One of the neatest things in genealogy is finding the actual homes or land where your ancestors used to live. You never know if the old ancestral home is still standing or if perhaps there is a family cemetery on the property. The problem is that most old deeds were written in such cryptic language that the average person cannot figure out what they were saying. All of those metes and bounds get rather confusing. However, there are some was to cut through the confusing terminology and find the old home place. I have done it many times and here is an example that you can use as a road map to finding your own.
When I look at an old deed, the only things I really focus on are the date, county, name of neighbors and any creeks, rivers, roads or other named boundaries. These are all you need to get started. Forget about how many poles and rods there were along one boundary line. Unless you are trying to redraw the entire property, all you need are the aforementioned items.
I am going to show you an example of how this works, using my ancestor Royall Spain of Mecklenburg County, Virginia as an example. I started by finding all of the deeds that showed him buying or selling any land in the county. His case is kinda simple because he bought only three tracts of land and basically sold only one.
In Royall's case, he bought part of the estate of his mother and father-in-law, Ann and William Harris.
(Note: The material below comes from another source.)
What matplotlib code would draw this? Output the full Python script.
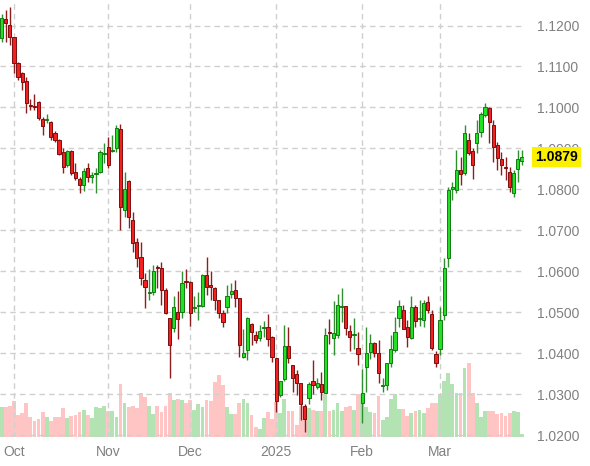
import numpy as np
import pandas as pd
import matplotlib
matplotlib.use("Agg")
import matplotlib.pyplot as plt

plt.rcParams['font.family'] = ['Liberation Sans', 'DejaVu Sans']

# ---- data -------------------------------------------------------------
holidays = ["2024-11-28", "2024-12-25", "2025-01-01", "2025-01-20", "2025-02-17"]
dates = pd.bdate_range("2024-09-26", "2025-03-31")
dates = dates[~dates.isin(pd.to_datetime(holidays))]

open_ = [1.1169, 1.1215, 1.1201, 1.1171, 1.1108, 1.1085, 1.1065, 1.1006, 1.1004, 1.1014,
         1.0972, 1.0970, 1.0965, 1.0939, 1.0921, 1.0892, 1.0860, 1.0895, 1.0842, 1.0826,
         1.0811, 1.0852, 1.0831, 1.0838, 1.0843, 1.0887, 1.0904, 1.0895, 1.0900, 1.0948,
         1.0750, 1.0821, 1.0726, 1.0673, 1.0636, 1.0579, 1.0548, 1.0551, 1.0612, 1.0608,
         1.0555, 1.0486, 1.0461, 1.0502, 1.0500, 1.0578, 1.0575, 1.0510, 1.0517, 1.0517,
         1.0591, 1.0566, 1.0559, 1.0530, 1.0498, 1.0514, 1.0545, 1.0555, 1.0535, 1.0392,
         1.0409, 1.0472, 1.0445, 1.0437, 1.0463, 1.0465, 1.0441, 1.0388, 1.0298, 1.0338,
         1.0418, 1.0373, 1.0349, 1.0329, 1.0271, 1.0291, 1.0334, 1.0319, 1.0325, 1.0304,
         1.0453, 1.0437, 1.0445, 1.0513, 1.0515, 1.0454, 1.0446, 1.0413, 1.0280, 1.0368,
         1.0404, 1.0425, 1.0402, 1.0321, 1.0323, 1.0376, 1.0409, 1.0486, 1.0506, 1.0465,
         1.0437, 1.0513, 1.0484, 1.0482, 1.0526, 1.0496, 1.0398, 1.0412, 1.0494, 1.0632,
         1.0800, 1.0799, 1.0848, 1.0841, 1.0921, 1.0895, 1.0913, 1.0941, 1.0982, 1.0998,
         1.0957, 1.0909, 1.0874, 1.0856, 1.0843, 1.0792, 1.0849, 1.0870]
high = [1.1228, 1.1238, 1.1244, 1.1172, 1.1111, 1.1087, 1.1074, 1.1021, 1.1032, 1.1016,
        1.0977, 1.0984, 1.0967, 1.0943, 1.0923, 1.0900, 1.0896, 1.0896, 1.0864, 1.0831,
        1.0852, 1.0865, 1.0843, 1.0852, 1.0896, 1.0913, 1.0929, 1.0933, 1.0957, 1.0959,
        1.0842, 1.0823, 1.0744, 1.0681, 1.0673, 1.0596, 1.0606, 1.0616, 1.0616, 1.0624,
        1.0560, 1.0487, 1.0539, 1.0552, 1.0600, 1.0605, 1.0577, 1.0539, 1.0551, 1.0595,
        1.0635, 1.0600, 1.0562, 1.0530, 1.0506, 1.0567, 1.0571, 1.0579, 1.0535, 1.0460,
        1.0490, 1.0474, 1.0455, 1.0469, 1.0480, 1.0496, 1.0443, 1.0388, 1.0333, 1.0469,
        1.0465, 1.0373, 1.0360, 1.0329, 1.0278, 1.0330, 1.0383, 1.0340, 1.0356, 1.0461,
        1.0483, 1.0528, 1.0546, 1.0559, 1.0515, 1.0469, 1.0486, 1.0453, 1.0363, 1.0465,
        1.0448, 1.0429, 1.0433, 1.0340, 1.0376, 1.0445, 1.0490, 1.0530, 1.0518, 1.0482,
        1.0539, 1.0518, 1.0530, 1.0530, 1.0539, 1.0506, 1.0407, 1.0513, 1.0632, 1.0807,
        1.0819, 1.0896, 1.0880, 1.0957, 1.0937, 1.0900, 1.0970, 1.0990, 1.1012, 1.1002,
        1.0970, 1.0917, 1.0892, 1.0880, 1.0856, 1.0848, 1.0896, 1.0896]
low = [1.1160, 1.1160, 1.1152, 1.1083, 1.1067, 1.1043, 1.0986, 1.0994, 1.0994, 1.0970,
       1.0933, 1.0961, 1.0921, 1.0917, 1.0884, 1.0840, 1.0856, 1.0835, 1.0823, 1.0791,
       1.0797, 1.0819, 1.0815, 1.0792, 1.0840, 1.0864, 1.0852, 1.0892, 1.0892, 1.0701,
       1.0734, 1.0707, 1.0648, 1.0612, 1.0567, 1.0510, 1.0530, 1.0543, 1.0559, 1.0518,
       1.0497, 1.0340, 1.0453, 1.0435, 1.0486, 1.0560, 1.0468, 1.0502, 1.0482, 1.0514,
       1.0543, 1.0530, 1.0506, 1.0486, 1.0465, 1.0498, 1.0535, 1.0513, 1.0392, 1.0388,
       1.0384, 1.0421, 1.0426, 1.0431, 1.0440, 1.0418, 1.0379, 1.0258, 1.0295, 1.0333,
       1.0376, 1.0305, 1.0299, 1.0238, 1.0209, 1.0278, 1.0300, 1.0313, 1.0287, 1.0303,
       1.0423, 1.0396, 1.0438, 1.0478, 1.0445, 1.0407, 1.0411, 1.0372, 1.0231, 1.0306,
       1.0387, 1.0391, 1.0327, 1.0307, 1.0311, 1.0368, 1.0404, 1.0465, 1.0460, 1.0417,
       1.0435, 1.0464, 1.0467, 1.0465, 1.0498, 1.0409, 1.0368, 1.0396, 1.0482, 1.0612,
       1.0774, 1.0792, 1.0811, 1.0835, 1.0884, 1.0825, 1.0890, 1.0929, 1.0978, 1.0913,
       1.0868, 1.0848, 1.0835, 1.0823, 1.0795, 1.0782, 1.0819, 1.0860]
close = [1.1218, 1.1205, 1.1173, 1.1109, 1.1075, 1.1063, 1.1010, 1.1004, 1.1000, 1.0974,
         1.0956, 1.0973, 1.0929, 1.0921, 1.0887, 1.0856, 1.0894, 1.0840, 1.0829, 1.0811,
         1.0846, 1.0831, 1.0836, 1.0840, 1.0892, 1.0890, 1.0860, 1.0896, 1.0951, 1.0757,
         1.0801, 1.0734, 1.0669, 1.0632, 1.0583, 1.0563, 1.0550, 1.0601, 1.0608, 1.0555,
         1.0498, 1.0421, 1.0514, 1.0484, 1.0571, 1.0574, 1.0498, 1.0513, 1.0519, 1.0591,
         1.0561, 1.0562, 1.0530, 1.0498, 1.0478, 1.0539, 1.0553, 1.0535, 1.0421, 1.0402,
         1.0487, 1.0453, 1.0432, 1.0456, 1.0465, 1.0435, 1.0391, 1.0285, 1.0333, 1.0418,
         1.0388, 1.0341, 1.0329, 1.0276, 1.0239, 1.0325, 1.0324, 1.0329, 1.0305, 1.0445,
         1.0449, 1.0449, 1.0518, 1.0515, 1.0461, 1.0441, 1.0448, 1.0398, 1.0303, 1.0402,
         1.0425, 1.0402, 1.0352, 1.0323, 1.0376, 1.0410, 1.0453, 1.0516, 1.0460, 1.0441,
         1.0513, 1.0480, 1.0487, 1.0522, 1.0506, 1.0414, 1.0378, 1.0482, 1.0608, 1.0799,
         1.0806, 1.0848, 1.0838, 1.0937, 1.0888, 1.0860, 1.0937, 1.0984, 1.1002, 1.0965,
         1.0903, 1.0876, 1.0860, 1.0852, 1.0805, 1.0841, 1.0874, 1.0879]
volume = [30, 30, 31, 36, 22, 24, 34, 20, 16, 18, 25, 20, 16, 20, 20, 29, 19, 21, 22, 25,
          27, 22, 19, 30, 29, 31, 26, 26, 20, 53, 34, 30, 31, 29, 44, 40, 31, 23, 31, 25,
          31, 44, 37, 38, 37, 34, 37, 27, 33, 30, 37, 36, 55, 62, 52, 30, 23, 23, 34, 38,
          34, 22, 10, 8, 19, 25, 18, 35, 24, 38, 26, 26, 12, 31, 20, 29, 27, 26, 26, 43,
          26, 27, 34, 26, 30, 31, 27, 43, 43, 30, 25, 24, 41, 17, 20, 38, 43, 28, 28, 21,
          24, 26, 27, 24, 29, 34, 34, 43, 56, 64, 53, 44, 44, 69, 74, 44, 34, 20, 26, 26,
          26, 23, 24, 21, 24, 26, 25, 3]

price_ticks = [1.02, 1.03, 1.04, 1.05, 1.06, 1.07, 1.08, 1.09, 1.10, 1.11, 1.12]
month_names = {10: "Oct", 11: "Nov", 12: "Dec", 1: "2025", 2: "Feb", 3: "Mar"}

# ---- figure -----------------------------------------------------------
W, H = 590, 466
fig = plt.figure(figsize=(W / 100, H / 100), dpi=100)
ax = fig.add_axes([0, 29 / H, 524 / W, 437 / H])
axv = ax.twinx()
ax.set_zorder(axv.get_zorder() + 1)
ax.patch.set_visible(False)

n = len(close)
x = np.arange(n)
o = np.array(open_); c = np.array(close); h = np.array(high); l = np.array(low)
up = c >= o

# volume
vcol = np.where(up, '#b3e3b3', '#ffc4c4')
axv.bar(x, volume, width=0.92, color=vcol, edgecolor='none', zorder=1)
axv.set_ylim(0, 437)
axv.set_yticks([])
for s in axv.spines.values():
    s.set_visible(False)

# grid
month_starts = [i for i in range(1, n) if dates[i].month != dates[i - 1].month]
for i in month_starts:
    ax.axvline(i, color='#cfcfcf', lw=1.0, ls=(0, (4, 3)), zorder=1)
for p in price_ticks:
    ax.axhline(p, color='#cfcfcf', lw=1.0, ls=(0, (4, 3)), zorder=1)

# candles
wick_col = np.where(up, '#2f8f2f', '#8e1e1e')
ax.vlines(x, l, h, colors=wick_col, lw=1.0, zorder=3)
body_bot = np.minimum(o, c)
body_h = np.maximum(np.abs(c - o), 0.00012)
ax.bar(x[up], body_h[up], bottom=body_bot[up], width=0.78,
       color='#22e022', edgecolor='#137a13', linewidth=0.7, zorder=4)
ax.bar(x[~up], body_h[~up], bottom=body_bot[~up], width=0.78,
       color='#f42020', edgecolor='#7a0e0e', linewidth=0.7, zorder=4)

ax.set_xlim(-0.415, 127.5)
ax.set_ylim(1.01963, 1.12622)

ax.yaxis.tick_right()
ax.set_yticks(price_ticks)
ax.set_yticklabels([f"{p:.4f}" for p in price_ticks])
ax.tick_params(axis='y', length=0, pad=9, labelsize=10, labelcolor='#808080')
ax.set_xticks(month_starts)
ax.set_xticklabels([month_names[dates[i].month] for i in month_starts])
ax.tick_params(axis='x', length=0, pad=6, labelsize=10, labelcolor='#808080')
for s in ax.spines.values():
    s.set_visible(False)

# last price tag
ax.annotate(f"{close[-1]:.4f}", xy=(1, close[-1]), xycoords=('axes fraction', 'data'),
            xytext=(11, 0), textcoords='offset pixels', ha='left', va='center',
            fontsize=10, fontweight='bold', color='black', zorder=10,
            bbox=dict(boxstyle='square,pad=0.2', fc='#fbf000', ec='none'),
            annotation_clip=False)

fig.savefig("out.png", dpi=100, facecolor='white')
He then proceeded to buy land adjoining his property, to make one large tract that totalled roughly 155 acres. Royall later sold the entire tract to his son-in-law, Joshua Spain.
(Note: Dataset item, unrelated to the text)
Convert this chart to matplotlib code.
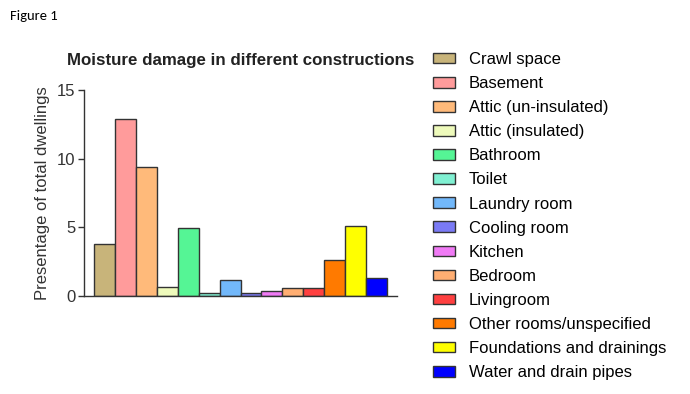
import matplotlib
matplotlib.use('Agg')
import matplotlib.pyplot as plt
from matplotlib.patches import Patch

# kategorier og verdier lest av figuren
categories = ['Crawl space', 'Basement', 'Attic (un-insulated)', 'Attic (insulated)',
              'Bathroom', 'Toilet', 'Laundry room', 'Cooling room', 'Kitchen',
              'Bedroom', 'Livingroom', 'Other rooms/unspecified',
              'Foundations and drainings', 'Water and drain pipes']
values = [3.8, 12.9, 9.4, 0.65, 4.95, 0.2, 1.2, 0.2, 0.4, 0.6, 0.6, 2.6, 5.1, 1.3]
colors = ['#C8B47A', '#FF9B9B', '#FFBA7A', '#EEFABB', '#55F595', '#80F0D2',
          '#72B8FA', '#7A7AF5', '#F07AF5', '#FFAE72', '#FF4040', '#FF7A00',
          '#FFFF00', '#0000FF']
yticks = [0, 5, 10, 15]

plt.rcParams['font.family'] = ['Liberation Sans', 'DejaVu Sans']

fig = plt.figure(figsize=(6.9, 3.94), dpi=100)
ax = fig.add_axes([84 / 690, 1 - 296 / 394, 313 / 690, 206 / 394])

x = list(range(len(values)))
ax.bar(x, values, width=1.0, color=colors, edgecolor='#333333', linewidth=1.0)

ax.set_xlim(-0.98, 13.98)
ax.set_ylim(0, 15)
ax.set_yticks(yticks)
ax.set_xticks([])
ax.tick_params(axis='y', direction='out', length=4, width=1, labelsize=12,
               colors='#333333', labelcolor='#333333', pad=2)
for s in ['top', 'right']:
    ax.spines[s].set_visible(False)
for s in ['left', 'bottom']:
    ax.spines[s].set_color('#333333')
    ax.spines[s].set_linewidth(1.0)

ax.set_ylabel('Presentage of total dwellings', fontsize=12, color='#333333', labelpad=5)
ax.set_title('Moisture damage in different constructions', fontsize=12.2,
             fontweight='bold', color='#222222', pad=18)

fig.text(10 / 690, 1 - 16 / 394, 'Figure 1', fontsize=10.5, family=['Carlito', 'Liberation Sans'],
         va='center', ha='left')

handles = [Patch(facecolor=c, edgecolor='#333333', linewidth=1.0) for c in colors]
fig.legend(handles, categories, loc='upper left', bbox_to_anchor=(433 / 690, 1 - 52 / 394),
           frameon=False, fontsize=12, handlelength=1.3, handleheight=0.6,
           labelspacing=0.545, handletextpad=0.85, borderaxespad=0, borderpad=0)

fig.savefig('out.png', dpi=100)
Here is a rough summary of each deed, providing the year, parties involved, the number of acres and the body of water upon which they were located. I did not include the names of neighbors in this example but you should jot those down as well.
- 1821, Harris to Spain, 57 acres on Butcher's Creek
- 1826, Norment to Spain, adjoining Spain, 66 acres on Middle Bluestone Creek
- 1827, Harris to Spain, adjoining Spain, 31 acres on Middle Bluestone Creek
- 1866, Spain to Spain, half of 155 acre tract where he now lives
- 1870, Spain to Spain, remainder of 155 acre tract where he now lives
Seeing that Royall lived on the land between 1821 and 1870, I can look at census records and get the names of his neighbors in at least 1850, 1860 and 1870. Those might come in handy later...
The next step is a bit tougher but you need to find a good map of the county in question, made near the time of the deed transactions. In this case, I know that Gilmer maps exist for Mecklenburg during the Civil War period. The Virginia Historical Society and the Library of Virginia both have copies to review. You cannot copy the ones at the Library of Virginia but the Virginia Historical Society offers copies for sale at their facility. (You should read an earlier article I wrote on the Gilmer maps....here!)
Using the creek names and the names of neighbors I picked off of the 1860 census, 1870 census and the actual deeds, I find that there is a Spain farm named right on the map. There are lots of Spain farms throughout the county but I can pretty much rest assured that the one in question is the Royall Spain farm. There are other family names as neighbors, including Lawson and Harris. If you recall, the Spain farm was part of the larger Harris farm. Royall's daughter also intermarried with the Lawson family. Add to that the proximity to Butcher's and Middle Bluestone Creeks and I have a preponderance of evidence here to prove that this is the farm I am looking for!
It is great to find the farm on an 1860s map but that does not help me much today. A lot of the roads and landmarks have changed so I need to turn the old map into a new one. I do this using Google Earth or Microsoft Virtual Earth. I used Google Earth to find a modern satellite photo of the area with the roads and churches called out. I saved it to my computer and went to work.
I opened the satellite photo, along with a scan of the 1860s map, in Photoshop and shrunk the Google map until it was roughly the same scale as the 1860s map. I then changed the transparency of 1860s map and laid it on top of the modern image. It took a little adjusting but I had New Hope Baptist Church and two roads as fixed points on both maps. After about five minutes of fine-tuning the scale and transparency, I came up with one image that merged the old and new maps into what I would call...perfection.
Just look at the way the old farms fit perfectly within the modern tree lines. Look at the Harris, Spain and Lawson farms. You can tell that they fit within the boundaries of the woods like a glove! I was impressed myself over how well this turned out.
I now know that the Royall Spain farm was located near the intersection of modern-day New Hope and Skipwith Roads , specifically 36°43'58.74"N, 78°29'31.68"W. I have not gone down to the site to check for an old home or cemetery but I will eventually, powered by the knowledge of knowing where to look.
I realize that a lot of pieces fell into place in my example but it took more effort than I make it sound like. I had to go find the deeds and the maps. I had to do census research and a good bit of photo-editing. I make it sound easy but I admit that this type of research can be quite challenging. It might seem a daunting task to find the home of an ancestor that lived over 100 years ago but it is possible. When you do find it, with all of this work behind you, the reward is all the more sweet as opposed to someone just telling you where it was!